# Objective:
Output all the data exactly. Pictures do not belong in the copy.

=== Information provided ===

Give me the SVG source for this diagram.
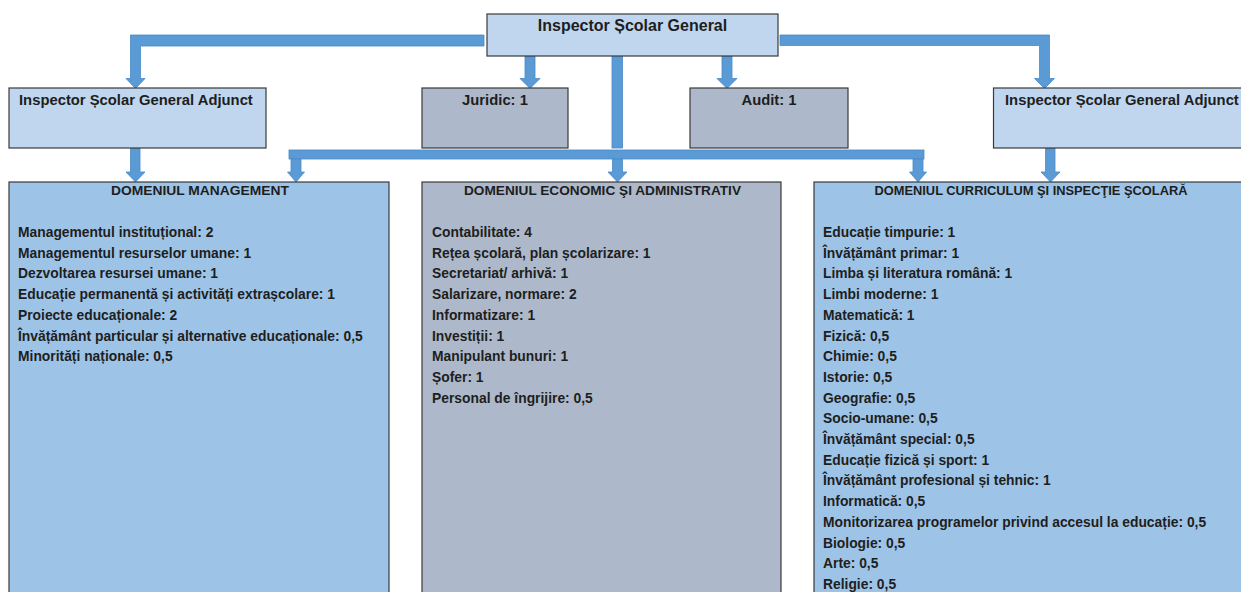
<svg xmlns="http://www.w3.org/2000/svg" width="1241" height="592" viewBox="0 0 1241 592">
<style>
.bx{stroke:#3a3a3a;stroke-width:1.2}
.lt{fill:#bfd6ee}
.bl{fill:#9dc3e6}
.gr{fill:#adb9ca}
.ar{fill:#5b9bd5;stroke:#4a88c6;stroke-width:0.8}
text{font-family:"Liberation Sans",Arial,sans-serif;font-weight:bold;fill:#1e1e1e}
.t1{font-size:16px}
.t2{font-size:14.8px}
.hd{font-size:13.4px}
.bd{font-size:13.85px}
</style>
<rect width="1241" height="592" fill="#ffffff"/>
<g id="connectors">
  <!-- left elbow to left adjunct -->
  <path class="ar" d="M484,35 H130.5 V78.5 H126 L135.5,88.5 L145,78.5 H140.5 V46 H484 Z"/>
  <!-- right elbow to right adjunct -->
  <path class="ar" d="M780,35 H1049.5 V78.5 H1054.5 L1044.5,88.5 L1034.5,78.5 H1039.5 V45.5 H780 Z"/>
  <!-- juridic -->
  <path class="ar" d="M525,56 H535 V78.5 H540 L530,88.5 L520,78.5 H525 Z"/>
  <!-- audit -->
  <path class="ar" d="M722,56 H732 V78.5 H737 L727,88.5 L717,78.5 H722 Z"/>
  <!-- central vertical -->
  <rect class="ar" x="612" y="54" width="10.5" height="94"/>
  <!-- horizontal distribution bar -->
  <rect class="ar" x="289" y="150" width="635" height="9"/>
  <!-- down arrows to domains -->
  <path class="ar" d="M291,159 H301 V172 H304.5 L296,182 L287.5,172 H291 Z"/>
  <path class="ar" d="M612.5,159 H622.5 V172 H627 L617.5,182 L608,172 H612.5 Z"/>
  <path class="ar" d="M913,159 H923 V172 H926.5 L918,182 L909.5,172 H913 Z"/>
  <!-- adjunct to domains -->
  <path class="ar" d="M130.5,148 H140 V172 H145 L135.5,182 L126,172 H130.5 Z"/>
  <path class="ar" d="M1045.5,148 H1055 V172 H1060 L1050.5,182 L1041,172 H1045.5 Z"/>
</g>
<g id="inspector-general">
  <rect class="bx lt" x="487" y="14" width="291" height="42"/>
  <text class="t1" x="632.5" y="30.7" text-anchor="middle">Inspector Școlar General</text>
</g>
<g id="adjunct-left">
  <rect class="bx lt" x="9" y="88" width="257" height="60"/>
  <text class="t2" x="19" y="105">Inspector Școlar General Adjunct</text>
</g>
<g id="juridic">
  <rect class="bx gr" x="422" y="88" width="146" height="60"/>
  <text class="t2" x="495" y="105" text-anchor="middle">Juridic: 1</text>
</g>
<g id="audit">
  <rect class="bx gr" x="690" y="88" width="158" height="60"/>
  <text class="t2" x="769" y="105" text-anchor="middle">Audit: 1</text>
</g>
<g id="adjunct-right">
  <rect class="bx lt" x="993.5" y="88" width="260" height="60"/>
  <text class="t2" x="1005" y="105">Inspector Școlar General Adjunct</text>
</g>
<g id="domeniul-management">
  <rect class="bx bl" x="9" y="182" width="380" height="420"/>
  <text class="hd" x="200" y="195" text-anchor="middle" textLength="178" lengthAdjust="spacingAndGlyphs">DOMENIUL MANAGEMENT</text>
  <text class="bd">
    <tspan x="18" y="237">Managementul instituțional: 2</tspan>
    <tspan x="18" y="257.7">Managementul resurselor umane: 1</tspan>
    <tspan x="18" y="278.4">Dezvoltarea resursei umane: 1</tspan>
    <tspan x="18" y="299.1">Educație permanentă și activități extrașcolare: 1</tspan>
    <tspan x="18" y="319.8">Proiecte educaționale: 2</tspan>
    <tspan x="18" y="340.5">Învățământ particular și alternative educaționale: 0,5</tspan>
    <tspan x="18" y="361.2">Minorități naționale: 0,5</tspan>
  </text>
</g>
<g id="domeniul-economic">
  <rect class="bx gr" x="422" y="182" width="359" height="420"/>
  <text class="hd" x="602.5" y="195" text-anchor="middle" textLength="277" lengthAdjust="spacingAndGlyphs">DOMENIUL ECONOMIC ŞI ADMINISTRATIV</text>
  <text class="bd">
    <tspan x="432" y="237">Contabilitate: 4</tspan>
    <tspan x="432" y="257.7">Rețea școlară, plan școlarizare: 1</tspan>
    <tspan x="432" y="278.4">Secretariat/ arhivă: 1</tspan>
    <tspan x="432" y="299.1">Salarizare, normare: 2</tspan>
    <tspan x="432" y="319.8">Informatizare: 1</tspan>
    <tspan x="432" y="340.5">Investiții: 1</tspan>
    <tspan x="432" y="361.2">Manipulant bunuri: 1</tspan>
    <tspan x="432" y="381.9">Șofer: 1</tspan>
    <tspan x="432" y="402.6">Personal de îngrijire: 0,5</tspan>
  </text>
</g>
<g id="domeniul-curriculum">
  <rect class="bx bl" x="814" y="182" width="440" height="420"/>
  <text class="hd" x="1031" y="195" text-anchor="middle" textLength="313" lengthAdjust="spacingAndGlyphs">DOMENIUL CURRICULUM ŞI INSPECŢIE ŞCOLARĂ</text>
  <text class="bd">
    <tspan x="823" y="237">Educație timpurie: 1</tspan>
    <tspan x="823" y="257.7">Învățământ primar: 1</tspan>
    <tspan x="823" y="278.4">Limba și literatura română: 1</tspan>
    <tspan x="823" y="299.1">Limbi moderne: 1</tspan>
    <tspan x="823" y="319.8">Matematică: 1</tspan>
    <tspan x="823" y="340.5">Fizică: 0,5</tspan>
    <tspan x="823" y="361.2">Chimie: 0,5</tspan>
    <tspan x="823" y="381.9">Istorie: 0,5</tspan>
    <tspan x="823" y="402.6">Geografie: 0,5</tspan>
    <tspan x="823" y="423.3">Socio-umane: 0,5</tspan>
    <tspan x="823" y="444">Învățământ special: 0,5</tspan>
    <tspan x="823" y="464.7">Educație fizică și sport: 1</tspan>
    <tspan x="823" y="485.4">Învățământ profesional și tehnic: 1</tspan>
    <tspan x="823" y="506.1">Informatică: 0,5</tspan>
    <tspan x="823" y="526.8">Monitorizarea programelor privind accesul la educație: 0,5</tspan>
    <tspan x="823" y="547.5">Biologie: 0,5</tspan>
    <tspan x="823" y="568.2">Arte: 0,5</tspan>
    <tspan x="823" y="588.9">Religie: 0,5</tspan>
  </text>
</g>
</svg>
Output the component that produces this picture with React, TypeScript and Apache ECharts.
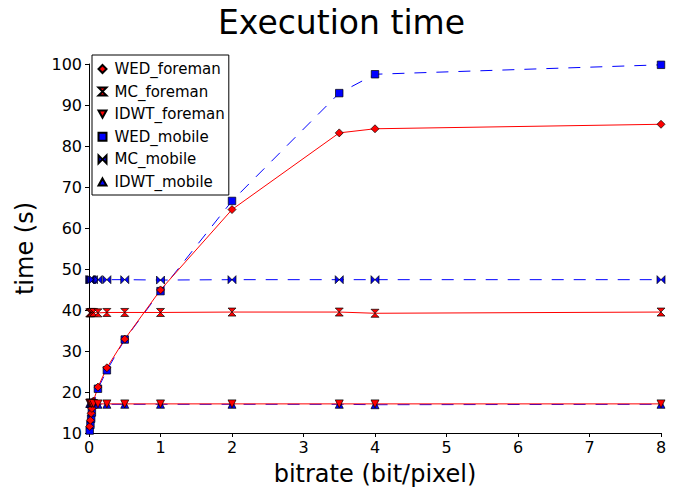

===

# Expected output:
Give me the SVG source for this diagram.
<svg xmlns="http://www.w3.org/2000/svg" width="1241" height="592" viewBox="0 0 1241 592">
<style>
.bx{stroke:#3a3a3a;stroke-width:1.2}
.lt{fill:#bfd6ee}
.bl{fill:#9dc3e6}
.gr{fill:#adb9ca}
.ar{fill:#5b9bd5;stroke:#4a88c6;stroke-width:0.8}
text{font-family:"Liberation Sans",Arial,sans-serif;font-weight:bold;fill:#1e1e1e}
.t1{font-size:16px}
.t2{font-size:14.8px}
.hd{font-size:13.4px}
.bd{font-size:13.85px}
</style>
<rect width="1241" height="592" fill="#ffffff"/>
<g id="connectors">
  <!-- left elbow to left adjunct -->
  <path class="ar" d="M484,35 H130.5 V78.5 H126 L135.5,88.5 L145,78.5 H140.5 V46 H484 Z"/>
  <!-- right elbow to right adjunct -->
  <path class="ar" d="M780,35 H1049.5 V78.5 H1054.5 L1044.5,88.5 L1034.5,78.5 H1039.5 V45.5 H780 Z"/>
  <!-- juridic -->
  <path class="ar" d="M525,56 H535 V78.5 H540 L530,88.5 L520,78.5 H525 Z"/>
  <!-- audit -->
  <path class="ar" d="M722,56 H732 V78.5 H737 L727,88.5 L717,78.5 H722 Z"/>
  <!-- central vertical -->
  <rect class="ar" x="612" y="54" width="10.5" height="94"/>
  <!-- horizontal distribution bar -->
  <rect class="ar" x="289" y="150" width="635" height="9"/>
  <!-- down arrows to domains -->
  <path class="ar" d="M291,159 H301 V172 H304.5 L296,182 L287.5,172 H291 Z"/>
  <path class="ar" d="M612.5,159 H622.5 V172 H627 L617.5,182 L608,172 H612.5 Z"/>
  <path class="ar" d="M913,159 H923 V172 H926.5 L918,182 L909.5,172 H913 Z"/>
  <!-- adjunct to domains -->
  <path class="ar" d="M130.5,148 H140 V172 H145 L135.5,182 L126,172 H130.5 Z"/>
  <path class="ar" d="M1045.5,148 H1055 V172 H1060 L1050.5,182 L1041,172 H1045.5 Z"/>
</g>
<g id="inspector-general">
  <rect class="bx lt" x="487" y="14" width="291" height="42"/>
  <text class="t1" x="632.5" y="30.7" text-anchor="middle">Inspector Școlar General</text>
</g>
<g id="adjunct-left">
  <rect class="bx lt" x="9" y="88" width="257" height="60"/>
  <text class="t2" x="19" y="105">Inspector Școlar General Adjunct</text>
</g>
<g id="juridic">
  <rect class="bx gr" x="422" y="88" width="146" height="60"/>
  <text class="t2" x="495" y="105" text-anchor="middle">Juridic: 1</text>
</g>
<g id="audit">
  <rect class="bx gr" x="690" y="88" width="158" height="60"/>
  <text class="t2" x="769" y="105" text-anchor="middle">Audit: 1</text>
</g>
<g id="adjunct-right">
  <rect class="bx lt" x="993.5" y="88" width="260" height="60"/>
  <text class="t2" x="1005" y="105">Inspector Școlar General Adjunct</text>
</g>
<g id="domeniul-management">
  <rect class="bx bl" x="9" y="182" width="380" height="420"/>
  <text class="hd" x="200" y="195" text-anchor="middle" textLength="178" lengthAdjust="spacingAndGlyphs">DOMENIUL MANAGEMENT</text>
  <text class="bd">
    <tspan x="18" y="237">Managementul instituțional: 2</tspan>
    <tspan x="18" y="257.7">Managementul resurselor umane: 1</tspan>
    <tspan x="18" y="278.4">Dezvoltarea resursei umane: 1</tspan>
    <tspan x="18" y="299.1">Educație permanentă și activități extrașcolare: 1</tspan>
    <tspan x="18" y="319.8">Proiecte educaționale: 2</tspan>
    <tspan x="18" y="340.5">Învățământ particular și alternative educaționale: 0,5</tspan>
    <tspan x="18" y="361.2">Minorități naționale: 0,5</tspan>
  </text>
</g>
<g id="domeniul-economic">
  <rect class="bx gr" x="422" y="182" width="359" height="420"/>
  <text class="hd" x="602.5" y="195" text-anchor="middle" textLength="277" lengthAdjust="spacingAndGlyphs">DOMENIUL ECONOMIC ŞI ADMINISTRATIV</text>
  <text class="bd">
    <tspan x="432" y="237">Contabilitate: 4</tspan>
    <tspan x="432" y="257.7">Rețea școlară, plan școlarizare: 1</tspan>
    <tspan x="432" y="278.4">Secretariat/ arhivă: 1</tspan>
    <tspan x="432" y="299.1">Salarizare, normare: 2</tspan>
    <tspan x="432" y="319.8">Informatizare: 1</tspan>
    <tspan x="432" y="340.5">Investiții: 1</tspan>
    <tspan x="432" y="361.2">Manipulant bunuri: 1</tspan>
    <tspan x="432" y="381.9">Șofer: 1</tspan>
    <tspan x="432" y="402.6">Personal de îngrijire: 0,5</tspan>
  </text>
</g>
<g id="domeniul-curriculum">
  <rect class="bx bl" x="814" y="182" width="440" height="420"/>
  <text class="hd" x="1031" y="195" text-anchor="middle" textLength="313" lengthAdjust="spacingAndGlyphs">DOMENIUL CURRICULUM ŞI INSPECŢIE ŞCOLARĂ</text>
  <text class="bd">
    <tspan x="823" y="237">Educație timpurie: 1</tspan>
    <tspan x="823" y="257.7">Învățământ primar: 1</tspan>
    <tspan x="823" y="278.4">Limba și literatura română: 1</tspan>
    <tspan x="823" y="299.1">Limbi moderne: 1</tspan>
    <tspan x="823" y="319.8">Matematică: 1</tspan>
    <tspan x="823" y="340.5">Fizică: 0,5</tspan>
    <tspan x="823" y="361.2">Chimie: 0,5</tspan>
    <tspan x="823" y="381.9">Istorie: 0,5</tspan>
    <tspan x="823" y="402.6">Geografie: 0,5</tspan>
    <tspan x="823" y="423.3">Socio-umane: 0,5</tspan>
    <tspan x="823" y="444">Învățământ special: 0,5</tspan>
    <tspan x="823" y="464.7">Educație fizică și sport: 1</tspan>
    <tspan x="823" y="485.4">Învățământ profesional și tehnic: 1</tspan>
    <tspan x="823" y="506.1">Informatică: 0,5</tspan>
    <tspan x="823" y="526.8">Monitorizarea programelor privind accesul la educație: 0,5</tspan>
    <tspan x="823" y="547.5">Biologie: 0,5</tspan>
    <tspan x="823" y="568.2">Arte: 0,5</tspan>
    <tspan x="823" y="588.9">Religie: 0,5</tspan>
  </text>
</g>
</svg>
Output the component that produces this picture with React, TypeScript and Apache ECharts.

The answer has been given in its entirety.